__AIM__: Reproduce all the lines below exactly and omit the images.

__DATASET EXTRACT__:
******

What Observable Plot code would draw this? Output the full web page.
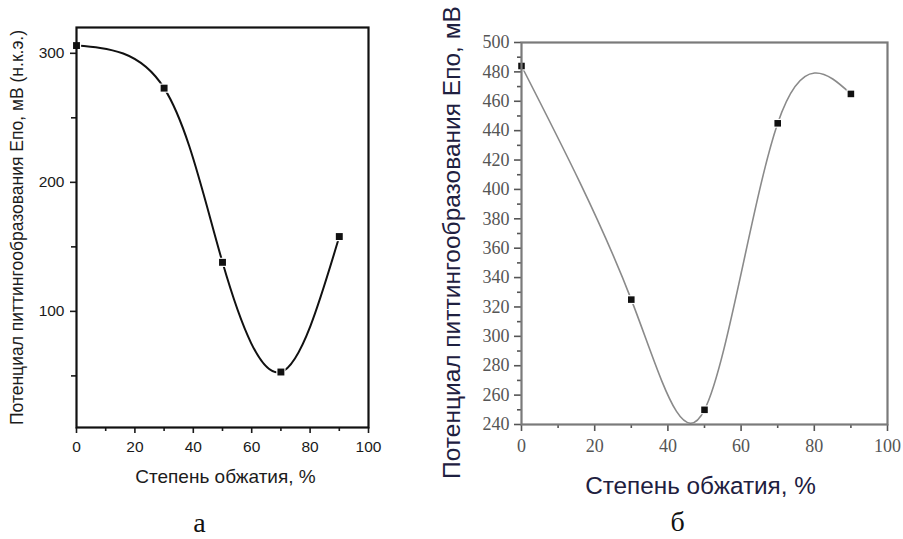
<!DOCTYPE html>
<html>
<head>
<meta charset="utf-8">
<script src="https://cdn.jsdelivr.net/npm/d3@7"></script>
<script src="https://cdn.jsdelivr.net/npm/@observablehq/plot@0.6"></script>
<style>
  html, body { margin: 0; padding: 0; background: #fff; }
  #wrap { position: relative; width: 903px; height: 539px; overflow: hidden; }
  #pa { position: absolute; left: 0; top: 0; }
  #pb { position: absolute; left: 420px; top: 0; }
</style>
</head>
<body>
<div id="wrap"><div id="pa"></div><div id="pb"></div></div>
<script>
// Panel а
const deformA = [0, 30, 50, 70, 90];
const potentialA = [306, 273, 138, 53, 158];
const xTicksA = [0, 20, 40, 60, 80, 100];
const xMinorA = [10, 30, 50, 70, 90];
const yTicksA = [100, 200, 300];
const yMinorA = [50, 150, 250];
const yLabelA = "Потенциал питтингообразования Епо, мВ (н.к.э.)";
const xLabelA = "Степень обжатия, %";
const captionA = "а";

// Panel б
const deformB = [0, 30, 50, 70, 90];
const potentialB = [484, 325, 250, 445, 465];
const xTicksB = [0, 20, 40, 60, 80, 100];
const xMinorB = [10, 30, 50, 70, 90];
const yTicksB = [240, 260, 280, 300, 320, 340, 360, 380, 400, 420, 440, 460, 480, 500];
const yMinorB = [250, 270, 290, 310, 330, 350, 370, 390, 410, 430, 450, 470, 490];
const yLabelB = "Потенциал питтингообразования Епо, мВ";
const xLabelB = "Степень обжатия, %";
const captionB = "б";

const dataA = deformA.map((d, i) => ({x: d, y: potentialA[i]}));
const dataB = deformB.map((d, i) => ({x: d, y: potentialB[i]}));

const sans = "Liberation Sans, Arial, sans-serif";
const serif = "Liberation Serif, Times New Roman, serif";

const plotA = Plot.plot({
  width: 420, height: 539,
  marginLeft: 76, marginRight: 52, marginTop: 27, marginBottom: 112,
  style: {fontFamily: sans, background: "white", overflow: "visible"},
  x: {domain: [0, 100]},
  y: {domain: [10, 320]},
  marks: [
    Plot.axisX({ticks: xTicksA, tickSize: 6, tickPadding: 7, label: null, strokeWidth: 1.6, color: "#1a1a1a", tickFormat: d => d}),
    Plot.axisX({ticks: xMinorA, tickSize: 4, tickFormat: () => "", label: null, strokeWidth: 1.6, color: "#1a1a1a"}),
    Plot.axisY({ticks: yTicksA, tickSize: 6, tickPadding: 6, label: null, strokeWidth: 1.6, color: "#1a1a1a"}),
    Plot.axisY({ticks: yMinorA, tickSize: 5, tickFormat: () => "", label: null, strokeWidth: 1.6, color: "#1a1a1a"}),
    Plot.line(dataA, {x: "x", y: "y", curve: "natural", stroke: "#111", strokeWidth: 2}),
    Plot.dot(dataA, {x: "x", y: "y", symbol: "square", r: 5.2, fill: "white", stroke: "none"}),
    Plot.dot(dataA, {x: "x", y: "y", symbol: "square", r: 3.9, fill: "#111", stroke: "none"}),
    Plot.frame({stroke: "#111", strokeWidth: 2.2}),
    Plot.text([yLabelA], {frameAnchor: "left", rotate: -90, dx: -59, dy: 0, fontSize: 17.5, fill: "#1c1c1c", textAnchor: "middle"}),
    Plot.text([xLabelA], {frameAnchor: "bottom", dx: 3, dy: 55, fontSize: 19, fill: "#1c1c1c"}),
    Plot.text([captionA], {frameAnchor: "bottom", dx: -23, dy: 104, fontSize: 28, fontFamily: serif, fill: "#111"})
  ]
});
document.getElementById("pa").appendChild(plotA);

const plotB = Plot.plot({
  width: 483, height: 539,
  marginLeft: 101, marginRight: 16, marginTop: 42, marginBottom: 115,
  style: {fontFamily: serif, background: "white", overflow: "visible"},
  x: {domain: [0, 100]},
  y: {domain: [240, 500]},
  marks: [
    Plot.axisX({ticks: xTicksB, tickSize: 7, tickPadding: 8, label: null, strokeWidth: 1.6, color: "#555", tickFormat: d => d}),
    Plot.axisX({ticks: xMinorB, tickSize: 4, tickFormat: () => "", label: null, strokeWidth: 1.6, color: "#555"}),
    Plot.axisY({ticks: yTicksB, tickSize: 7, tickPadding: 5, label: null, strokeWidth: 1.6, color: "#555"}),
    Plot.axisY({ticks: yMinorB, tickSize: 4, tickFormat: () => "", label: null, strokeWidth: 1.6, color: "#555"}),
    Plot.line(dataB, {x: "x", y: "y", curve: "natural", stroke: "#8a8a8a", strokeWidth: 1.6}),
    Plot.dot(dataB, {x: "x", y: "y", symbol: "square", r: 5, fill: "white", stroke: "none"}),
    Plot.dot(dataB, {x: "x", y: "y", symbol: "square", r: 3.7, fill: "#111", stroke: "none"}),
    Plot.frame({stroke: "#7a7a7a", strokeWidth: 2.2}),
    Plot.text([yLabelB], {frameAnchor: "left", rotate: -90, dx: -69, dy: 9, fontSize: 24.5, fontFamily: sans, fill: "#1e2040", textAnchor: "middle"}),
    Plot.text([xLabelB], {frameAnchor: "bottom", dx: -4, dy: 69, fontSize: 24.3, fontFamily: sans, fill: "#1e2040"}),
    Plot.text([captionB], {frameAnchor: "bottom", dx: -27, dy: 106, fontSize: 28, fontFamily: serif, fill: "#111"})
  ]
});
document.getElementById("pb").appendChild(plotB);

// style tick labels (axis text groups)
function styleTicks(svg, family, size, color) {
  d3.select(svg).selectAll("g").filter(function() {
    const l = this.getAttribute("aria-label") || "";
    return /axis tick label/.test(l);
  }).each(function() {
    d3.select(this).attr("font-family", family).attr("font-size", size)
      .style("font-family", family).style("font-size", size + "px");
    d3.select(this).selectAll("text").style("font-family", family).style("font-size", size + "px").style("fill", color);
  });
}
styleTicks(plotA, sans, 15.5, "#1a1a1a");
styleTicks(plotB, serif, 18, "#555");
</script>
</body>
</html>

******

__TASK OUTPUT__:
What Observable Plot code would draw this? Output the full web page.
<!DOCTYPE html>
<html>
<head>
<meta charset="utf-8">
<script src="https://cdn.jsdelivr.net/npm/d3@7"></script>
<script src="https://cdn.jsdelivr.net/npm/@observablehq/plot@0.6"></script>
<style>
  html, body { margin: 0; padding: 0; background: #fff; }
  #wrap { position: relative; width: 903px; height: 539px; overflow: hidden; }
  #pa { position: absolute; left: 0; top: 0; }
  #pb { position: absolute; left: 420px; top: 0; }
</style>
</head>
<body>
<div id="wrap"><div id="pa"></div><div id="pb"></div></div>
<script>
// Panel а
const deformA = [0, 30, 50, 70, 90];
const potentialA = [306, 273, 138, 53, 158];
const xTicksA = [0, 20, 40, 60, 80, 100];
const xMinorA = [10, 30, 50, 70, 90];
const yTicksA = [100, 200, 300];
const yMinorA = [50, 150, 250];
const yLabelA = "Потенциал питтингообразования Епо, мВ (н.к.э.)";
const xLabelA = "Степень обжатия, %";
const captionA = "а";

// Panel б
const deformB = [0, 30, 50, 70, 90];
const potentialB = [484, 325, 250, 445, 465];
const xTicksB = [0, 20, 40, 60, 80, 100];
const xMinorB = [10, 30, 50, 70, 90];
const yTicksB = [240, 260, 280, 300, 320, 340, 360, 380, 400, 420, 440, 460, 480, 500];
const yMinorB = [250, 270, 290, 310, 330, 350, 370, 390, 410, 430, 450, 470, 490];
const yLabelB = "Потенциал питтингообразования Епо, мВ";
const xLabelB = "Степень обжатия, %";
const captionB = "б";

const dataA = deformA.map((d, i) => ({x: d, y: potentialA[i]}));
const dataB = deformB.map((d, i) => ({x: d, y: potentialB[i]}));

const sans = "Liberation Sans, Arial, sans-serif";
const serif = "Liberation Serif, Times New Roman, serif";

const plotA = Plot.plot({
  width: 420, height: 539,
  marginLeft: 76, marginRight: 52, marginTop: 27, marginBottom: 112,
  style: {fontFamily: sans, background: "white", overflow: "visible"},
  x: {domain: [0, 100]},
  y: {domain: [10, 320]},
  marks: [
    Plot.axisX({ticks: xTicksA, tickSize: 6, tickPadding: 7, label: null, strokeWidth: 1.6, color: "#1a1a1a", tickFormat: d => d}),
    Plot.axisX({ticks: xMinorA, tickSize: 4, tickFormat: () => "", label: null, strokeWidth: 1.6, color: "#1a1a1a"}),
    Plot.axisY({ticks: yTicksA, tickSize: 6, tickPadding: 6, label: null, strokeWidth: 1.6, color: "#1a1a1a"}),
    Plot.axisY({ticks: yMinorA, tickSize: 5, tickFormat: () => "", label: null, strokeWidth: 1.6, color: "#1a1a1a"}),
    Plot.line(dataA, {x: "x", y: "y", curve: "natural", stroke: "#111", strokeWidth: 2}),
    Plot.dot(dataA, {x: "x", y: "y", symbol: "square", r: 5.2, fill: "white", stroke: "none"}),
    Plot.dot(dataA, {x: "x", y: "y", symbol: "square", r: 3.9, fill: "#111", stroke: "none"}),
    Plot.frame({stroke: "#111", strokeWidth: 2.2}),
    Plot.text([yLabelA], {frameAnchor: "left", rotate: -90, dx: -59, dy: 0, fontSize: 17.5, fill: "#1c1c1c", textAnchor: "middle"}),
    Plot.text([xLabelA], {frameAnchor: "bottom", dx: 3, dy: 55, fontSize: 19, fill: "#1c1c1c"}),
    Plot.text([captionA], {frameAnchor: "bottom", dx: -23, dy: 104, fontSize: 28, fontFamily: serif, fill: "#111"})
  ]
});
document.getElementById("pa").appendChild(plotA);

const plotB = Plot.plot({
  width: 483, height: 539,
  marginLeft: 101, marginRight: 16, marginTop: 42, marginBottom: 115,
  style: {fontFamily: serif, background: "white", overflow: "visible"},
  x: {domain: [0, 100]},
  y: {domain: [240, 500]},
  marks: [
    Plot.axisX({ticks: xTicksB, tickSize: 7, tickPadding: 8, label: null, strokeWidth: 1.6, color: "#555", tickFormat: d => d}),
    Plot.axisX({ticks: xMinorB, tickSize: 4, tickFormat: () => "", label: null, strokeWidth: 1.6, color: "#555"}),
    Plot.axisY({ticks: yTicksB, tickSize: 7, tickPadding: 5, label: null, strokeWidth: 1.6, color: "#555"}),
    Plot.axisY({ticks: yMinorB, tickSize: 4, tickFormat: () => "", label: null, strokeWidth: 1.6, color: "#555"}),
    Plot.line(dataB, {x: "x", y: "y", curve: "natural", stroke: "#8a8a8a", strokeWidth: 1.6}),
    Plot.dot(dataB, {x: "x", y: "y", symbol: "square", r: 5, fill: "white", stroke: "none"}),
    Plot.dot(dataB, {x: "x", y: "y", symbol: "square", r: 3.7, fill: "#111", stroke: "none"}),
    Plot.frame({stroke: "#7a7a7a", strokeWidth: 2.2}),
    Plot.text([yLabelB], {frameAnchor: "left", rotate: -90, dx: -69, dy: 9, fontSize: 24.5, fontFamily: sans, fill: "#1e2040", textAnchor: "middle"}),
    Plot.text([xLabelB], {frameAnchor: "bottom", dx: -4, dy: 69, fontSize: 24.3, fontFamily: sans, fill: "#1e2040"}),
    Plot.text([captionB], {frameAnchor: "bottom", dx: -27, dy: 106, fontSize: 28, fontFamily: serif, fill: "#111"})
  ]
});
document.getElementById("pb").appendChild(plotB);

// style tick labels (axis text groups)
function styleTicks(svg, family, size, color) {
  d3.select(svg).selectAll("g").filter(function() {
    const l = this.getAttribute("aria-label") || "";
    return /axis tick label/.test(l);
  }).each(function() {
    d3.select(this).attr("font-family", family).attr("font-size", size)
      .style("font-family", family).style("font-size", size + "px");
    d3.select(this).selectAll("text").style("font-family", family).style("font-size", size + "px").style("fill", color);
  });
}
styleTicks(plotA, sans, 15.5, "#1a1a1a");
styleTicks(plotB, serif, 18, "#555");
</script>
</body>
</html>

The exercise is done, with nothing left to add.